If you do not make a will or use some other legal method to transfer your property when you die, state law will determine what happens to your property. This process is called "intestate succession." Your property will be distributed to your relatives according to a statutory formula.

In the state of Georgia, the rules of inheritance if you die without a will are as follows:

A. If you are married without children, your spouse will inherit your entire estate.

B. If you are married with children, your spouse and children will share equally your estate with the spouse entitled to no less than one-third of your estate. So, if you have one child with your spouse, they each will receive fifty percent (50%) of your estate. If you have four children and a spouse, your spouse will receive one-third (1/3rd) of your estate and the four children will share equally the remaining two-thirds (2/3rd).

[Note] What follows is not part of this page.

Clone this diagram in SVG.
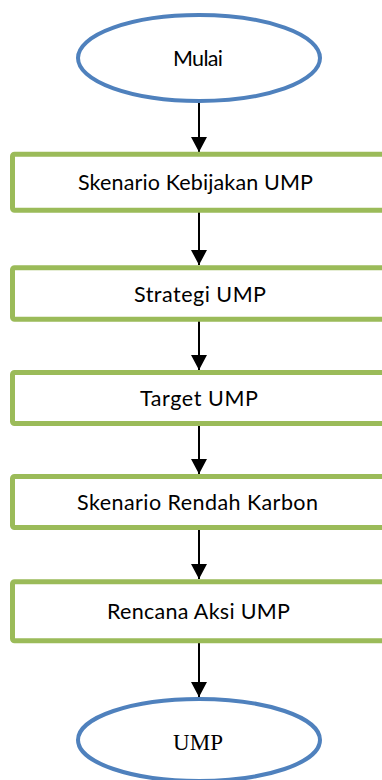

C. If you are not married but have children, the children will inherit your estate, shared equally between them. Please note that if a child of yours is deceased but has living children, those living children will inherit your deceased child's share. This is called distribution "per stirpes".

D. If you do not have a spouse and do not have children, then your parents will inherit.

E. If you do not have a spouse and do not have children and your parents are deceased, then your siblings will share equally your estate, per stirpes.

F. Assuming the facts in E above, but you have no siblings, then your grandparents will share your estate equally.

G. If your grandparents are deceased, then your uncles and aunts will be entitled to your estate.

H. If no relatives can be found to inherit your property, it will go into your state's coffers.

This may or may not be how you would like your estate to be distributed after your death. Furthermore, each state has specific rules of inheritance set forth by statute. This is the scheme in Georgia, but it may be dramatically different in another state. There are several other factors that you should know regarding intestate succession. For example, in Georgia a child born out of wedlock may inherit in the same manner as though legitimate from the child's mother. However, that same child is not entitled to inherit from the father unless certain steps are taken. Please see O.C.G.A. §53-2-3 for further details. Children conceived by artificial insemination are presumed to be legitimate and therefore, entitled to inherit under the laws of intestacy.

If your spouse dies without a will, and then you die within six months of that time without a will, the property from your spouse that you would have received goes to your spouse's heirs, not yours, even though you outlived your spouse.

These are only a few examples of what can happen without a will. To prevent unintentional distribution of property to heirs you would not have selected, you need a will!